History may be written by the victors, but it is carefully redacted by the CIA.
That’s the lesson coming out of a new report today on former FBI agent Ali H. Soufan’s book detailing a missed opportunity to derail the 9/11 plot. The CIA is demanding a massive amount of redactions on national security grounds, some as small as demanding that he remove the words “I” and “me” when referring to himself, and at least one case where they demanded a statement Soufan made in open testimony at a US Senate hearing removed.
The CIA defended the moves, saying “just because something is in the public domain doesn’t mean it’s been officially released or declassifed.”
Nobody at the FBI or CIA will explain why their officials and agents obstructed al Qaeda investigations before 9/11. That is the real story. The so called turf battle is a distraction.

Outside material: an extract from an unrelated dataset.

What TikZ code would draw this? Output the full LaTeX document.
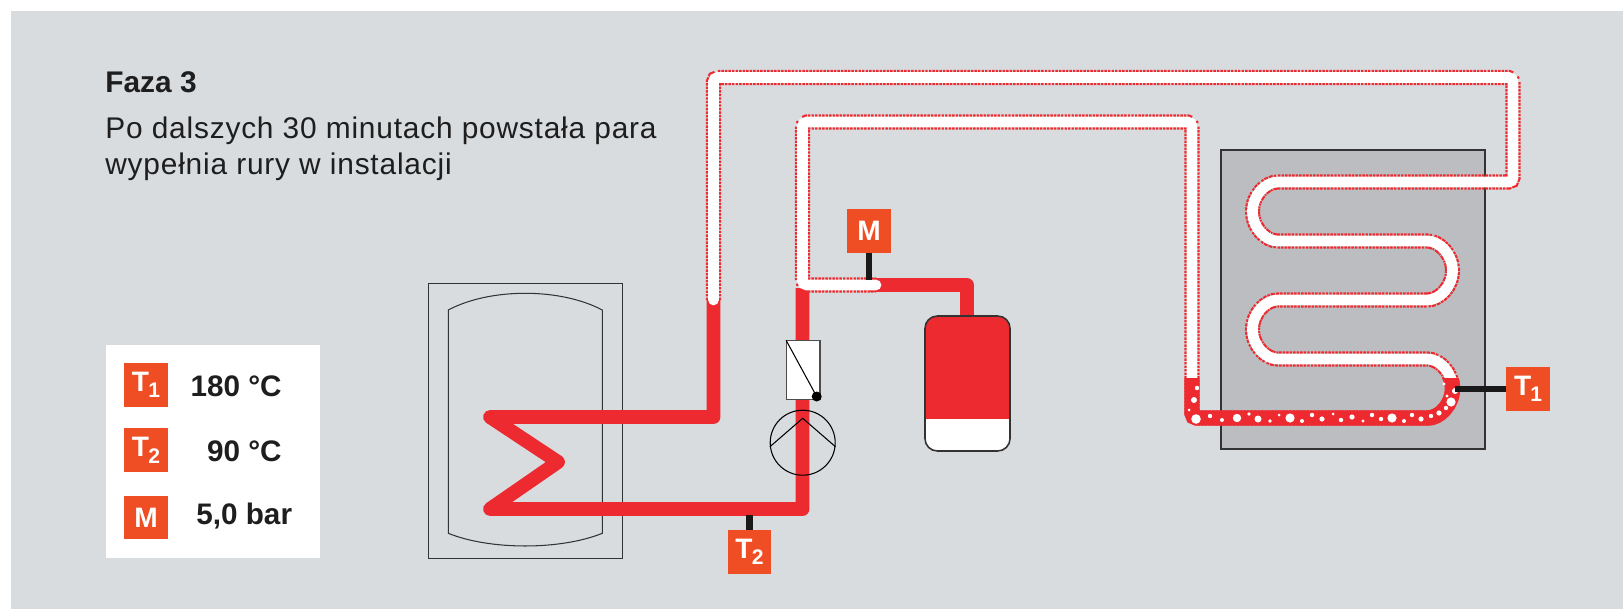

Soufan's own agency obstructed the Cole investigation and the search for al-Hazmi and al-Mihdhar.
Why should FBI and CIA personnel be shielded from public accountability by invoking national security? Why hasn't the media interviewed either Richard Blee (chief of Alec Station before 9/11) or Rodney Middleton (chief of the FBI UBLU before 9/11)?

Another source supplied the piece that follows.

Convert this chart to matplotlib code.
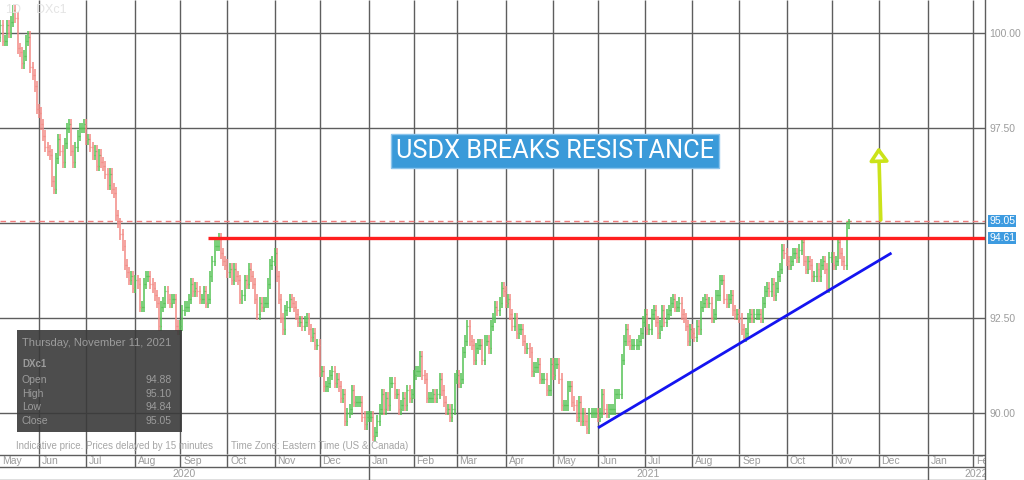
import numpy as np
import pandas as pd
import matplotlib
matplotlib.use("Agg")
import matplotlib.pyplot as plt
from matplotlib.lines import Line2D
from matplotlib.patches import Rectangle
from matplotlib.transforms import blended_transform_factory

plt.rcParams['font.family'] = ['Liberation Sans', 'DejaVu Sans']

# DXc1 daily closes, one list per month
may20 = [99.1, 99.6, 99.9, 100.2, 99.8, 99.8, 100.2, 100.0, 100.3, 100.6, 100.4,
         99.6, 99.5, 99.2, 99.4, 99.8, 99.9, 99.1, 98.9, 98.6, 98.0]
jun20 = [97.9, 97.6, 97.3, 97.0, 96.9, 96.8, 96.1, 95.9, 96.7, 97.2, 96.9,
         96.6, 97.1, 97.5, 97.6, 96.9, 96.6, 97.0, 97.3, 97.5, 97.5, 97.6]
jul20 = [97.2, 97.2, 97.0, 96.8, 96.9, 96.5, 96.8, 96.6, 96.5, 96.3, 96.0, 96.3,
         95.9, 95.8, 95.2, 95.0, 94.7, 94.4, 93.9, 93.7, 93.5, 93.6, 93.3]
aug20 = [93.5, 93.4, 92.8, 92.8, 93.4, 93.6, 93.6, 93.4, 93.3, 93.1, 92.9,
         92.3, 92.8, 92.9, 93.2, 93.0, 92.9, 93.0, 93.0, 92.3, 92.2]
sep20 = [92.3, 92.7, 92.8, 92.8, 93.0, 93.4, 93.2, 93.3, 93.2, 93.0, 93.0,
         93.2, 92.9, 93.0, 93.6, 94.0, 94.4, 94.4, 94.6, 94.2, 94.0, 93.9]
oct20 = [93.7, 93.8, 93.5, 93.8, 93.6, 93.5, 93.0, 93.1, 93.5, 93.4, 93.8,
         93.6, 93.4, 93.0, 92.6, 92.9, 92.8, 92.9, 92.9, 93.4, 93.9, 94.0]
nov20 = [94.2, 93.6, 93.0, 92.5, 92.2, 92.7, 92.8, 93.0, 92.9, 92.8, 92.6,
         92.4, 92.4, 92.3, 92.4, 92.5, 92.2, 92.0, 92.1, 91.8, 91.8]
dec20 = [91.1, 91.1, 90.7, 90.7, 90.8, 91.0, 91.1, 90.8, 90.9, 90.7, 90.4, 90.5,
         89.8, 90.0, 90.1, 90.6, 90.3, 90.3, 90.3, 90.3, 89.9, 89.7, 89.9]
jan21 = [89.9, 89.9, 89.4, 89.5, 89.8, 90.1, 90.5, 90.1, 90.4, 90.2, 90.8,
         90.8, 90.5, 90.5, 90.1, 90.2, 90.4, 90.2, 90.6, 90.4, 90.5]
feb21 = [91.0, 91.1, 91.1, 91.5, 91.0, 90.9, 90.4, 90.4, 90.4, 90.5,
         90.4, 90.5, 90.9, 90.6, 90.3, 90.1, 90.1, 89.9, 90.1, 90.9]
mar21 = [91.0, 90.8, 90.9, 91.6, 91.9, 92.3, 91.9, 91.8, 91.4, 91.7, 91.8, 91.8,
         91.4, 91.9, 91.9, 91.7, 92.3, 92.5, 92.8, 92.7, 92.9, 93.3, 93.2]
apr21 = [92.9, 93.0, 92.6, 92.3, 92.5, 92.1, 92.2, 92.2, 91.9, 91.7, 91.7,
         91.6, 91.1, 91.2, 91.2, 91.3, 90.9, 90.9, 90.9, 90.6, 90.6, 91.3]
may21 = [91.0, 91.3, 91.3, 90.9, 90.2, 90.2, 90.2, 90.7, 90.7, 90.3, 90.2,
         89.9, 90.3, 89.8, 90.0, 89.8, 89.6, 90.0, 90.0, 90.0, 90.0]
jun21 = [89.9, 90.0, 90.5, 90.1, 90.0, 90.1, 90.1, 90.1, 90.5, 90.5, 90.5,
         91.4, 91.9, 92.2, 91.9, 91.8, 91.8, 91.8, 91.8, 91.9, 92.1, 92.4]
jul21 = [92.6, 92.2, 92.2, 92.6, 92.7, 92.4, 92.1, 92.3, 92.7, 92.4, 92.6,
         92.7, 92.9, 93.0, 92.8, 92.8, 92.9, 92.6, 92.5, 92.3, 91.9, 92.2]
aug21 = [92.1, 92.0, 92.3, 92.2, 92.8, 92.9, 93.0, 92.9, 92.9, 92.5, 92.6,
         93.1, 93.1, 93.5, 93.5, 93.0, 92.9, 93.0, 93.1, 92.7, 92.6, 92.6]
sep21 = [92.5, 92.2, 92.0, 92.1, 92.5, 92.6, 92.5, 92.6, 92.6, 92.6, 92.5,
         92.9, 93.2, 93.3, 93.2, 93.4, 93.1, 93.3, 93.6, 93.8, 94.3, 94.2]
oct21 = [94.0, 93.9, 94.0, 94.2, 94.2, 94.1, 94.3, 94.5, 94.0, 93.8, 94.0,
         93.9, 93.6, 93.6, 93.8, 93.6, 93.9, 94.0, 93.8, 93.3, 94.1]
nov21 = [94.1, 93.9, 94.0, 94.5, 94.2, 94.0, 93.9, 94.88, 95.05]

month_keys = ['2020-05', '2020-06', '2020-07', '2020-08', '2020-09', '2020-10',
              '2020-11', '2020-12', '2021-01', '2021-02', '2021-03', '2021-04',
              '2021-05', '2021-06', '2021-07', '2021-08', '2021-09', '2021-10',
              '2021-11']
month_closes = [may20, jun20, jul20, aug20, sep20, oct20, nov20, dec20, jan21,
                feb21, mar21, apr21, may21, jun21, jul21, aug21, sep21, oct21,
                nov21]

# last bar, from the info panel
last_day = 'Thursday, November 11, 2021'
last_ohlc = [94.88, 95.10, 94.84, 95.05]
ohlc_names = ['Open', 'High', 'Low', 'Close']

# drawn levels / annotations
resistance = 94.61
resistance_from = '2020-09-18'
trend_pts = [('2021-06-01', 89.61), ('2021-12-09', 94.21)]
arrow_pts = [('2021-12-02', 95.08), ('2021-12-01', 97.0)]
y_ticks = [90.0, 92.5, 95.0, 97.5, 100.0]

days = pd.bdate_range('2020-05-01', '2022-03-31')
idx_of = {d: i for i, d in enumerate(days)}


def di(s):
    return idx_of[pd.Timestamp(s)]


xs, closes = [], []
for key, vals in zip(month_keys, month_closes):
    md = days[days.strftime('%Y-%m') == key][:len(vals)]
    xs += [idx_of[d] for d in md]
    closes += vals
xs = np.array(xs, dtype=float)
closes = np.array(closes)
opens = np.r_[closes[0], closes[:-1]]
wick = 0.14
highs = np.maximum(opens, closes) + wick
lows = np.minimum(opens, closes) - wick
opens[-1], highs[-1], lows[-1], closes[-1] = last_ohlc

W, H = 1024, 480
pw, ph = 985, 454
px_day = 2.142
x0 = 2.8
xlim = (x0, x0 + pw / px_day)
ylim = (100 - 421 / 38, 100 + 33 / 38)

grid_c = '#5e5e5e'
txt_c = '#9c9c9c'
up_c, dn_c = '#55c255', '#f28a85'

fig = plt.figure(figsize=(W / 100, H / 100), dpi=100)
ax = fig.add_axes([0, 26 / H, pw / W, ph / H])
ax.set_xlim(*xlim)
ax.set_ylim(*ylim)
for s in ax.spines.values():
    s.set_visible(False)

# month starts
mstarts = [i for i in range(len(days)) if i == 0 or days[i].month != days[i - 1].month]

ax.vlines(mstarts, *ylim, color=grid_c, lw=1, zorder=1)
for y in y_ticks:
    ax.axhline(y, color=grid_c, lw=1, zorder=1)

# price tags sit over the 95.00 label, so it is left blank
tags = [closes[-1], resistance]
ax.set_xticks([])
ax.set_yticks(y_ticks)
ax.set_yticklabels(['' if min(abs(v - t) for t in tags) < 0.3 else f'{v:.2f}'
                    for v in y_ticks])
ax.yaxis.tick_right()
ax.tick_params(axis='y', length=0, pad=3, labelsize=7.5, labelcolor=txt_c)

cols = np.where(closes >= opens, up_c, dn_c)
ax.vlines(xs, lows, highs, colors=cols, lw=1.1, zorder=3)
ax.hlines(opens, xs - 0.45, xs, colors=cols, lw=0.9, zorder=3)
ax.hlines(closes, xs, xs + 0.45, colors=cols, lw=0.9, zorder=3)

ax.axhline(closes[-1], color='#f07c7c', lw=1, ls=(0, (4, 3)), zorder=2)
ax.hlines(resistance, di(resistance_from), xlim[1], color='#ff1f1f', lw=2.4, zorder=4)
ax.plot([di(d) for d, _ in trend_pts], [v for _, v in trend_pts],
        color='#1414f0', lw=2, zorder=4, solid_capstyle='butt')
ax.annotate('', xy=(di(arrow_pts[1][0]), arrow_pts[1][1]),
            xytext=(di(arrow_pts[0][0]), arrow_pts[0][1]),
            arrowprops=dict(arrowstyle='-|>,head_length=0.4,head_width=0.28',
                            mutation_scale=20, ec='#cbe31a', fc='white', lw=2.6,
                            shrinkA=0, shrinkB=0), zorder=5)

tr = blended_transform_factory(ax.transAxes, ax.transData)
for v in tags:
    ax.text(989 / pw, v, f'{v:.2f}', transform=tr, ha='left', va='center',
            color='white', fontsize=7.5, clip_on=False, zorder=6,
            bbox=dict(boxstyle='square,pad=0.12', fc='#3d9be0', ec='none'))


def apx(x, y):
    return x / pw, (ph - y) / ph


ax.text(*apx(5, 10), '1D', transform=ax.transAxes, va='center', fontsize=9, color='#e4e4e4')
ax.text(*apx(36, 10), 'DXc1', transform=ax.transAxes, va='center', fontsize=9, color='#e4e4e4')

# info panel
ax.add_patch(Rectangle(apx(17, 432), 165 / pw, 102 / ph, transform=ax.transAxes,
                       fc='#3a3a3a', ec='none', alpha=0.9, zorder=6))
ax.text(*apx(22, 343), last_day, transform=ax.transAxes, va='center',
        fontsize=8, color=txt_c, zorder=7)
ax.text(*apx(22, 364), 'DXc1', transform=ax.transAxes, va='center',
        fontsize=7, color=txt_c, weight='bold', zorder=7)
for k, (name, v) in enumerate(zip(ohlc_names, last_ohlc)):
    yy = 380 + k * 13.7
    ax.text(*apx(22, yy), name, transform=ax.transAxes, va='center',
            fontsize=7.5, color=txt_c, zorder=7)
    ax.text(*apx(172, yy), f'{v:.2f}', transform=ax.transAxes, va='center',
            ha='right', fontsize=7.5, color=txt_c, zorder=7)

ax.text(*apx(16, 446), 'Indicative price. Prices delayed by 15 minutes',
        transform=ax.transAxes, va='center', fontsize=7, color='#a6a6a6', zorder=7)
ax.text(*apx(231, 446), 'Time Zone: Eastern Time (US & Canada)',
        transform=ax.transAxes, va='center', fontsize=7, color='#a6a6a6', zorder=7)

fig.text(555 / W, 1 - 151 / H, 'USDX BREAKS RESISTANCE', ha='center', va='center',
         fontsize=18.3, family='Roboto', color='white',
         bbox=dict(boxstyle='square,pad=0.18', fc='#3a9ad9', ec='#8cc4ec', lw=1))

# date band under the plot
band = fig.add_axes([0, 0, pw / W, 26 / H])
band.set_xlim(*xlim)
band.set_ylim(0, 26)
band.axis('off')
band.axhline(25.5, color=grid_c, lw=1)
band.axhline(13, color=grid_c, lw=1)
band.axhline(0.5, color=grid_c, lw=1)
band.vlines(mstarts, 13, 26, color=grid_c, lw=1)
for i in mstarts:
    band.text(max(i + 1.3, xlim[0] + 0.8), 19.3, days[i].strftime('%b'),
              va='center', fontsize=7.5, color=txt_c, clip_on=True)
ystarts = [i for i in mstarts if days[i].month == 1]
band.vlines(ystarts, 0, 13, color=grid_c, lw=1)
edges = [xlim[0]] + ystarts + [xlim[0] + W / px_day]
for a, b in zip(edges[:-1], edges[1:]):
    band.text((a + b) / 2, 6.3, days[min(int(a) + 1, len(days) - 1)].strftime('%Y'),
              ha='center', va='center', fontsize=7.5, color=txt_c, clip_on=True)

fig.add_artist(Line2D([pw / W] * 2, [0, 1], transform=fig.transFigure, color=grid_c, lw=1))

fig.savefig('out.png', dpi=100, facecolor='white')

Instead of writing books these agents should answer questions at a press conference. There has been enough secrecy.
But, but, but…if these "agents" are hobbled by the possibility that they might one day be held responsible for their actions, well, they wouldn't feel "free" to do the bad (and probably illegal) things their government requires them to do. Snark…
I'm surprised they didn't just stuff him and his book down the Memory Hole and disavow he ever existed.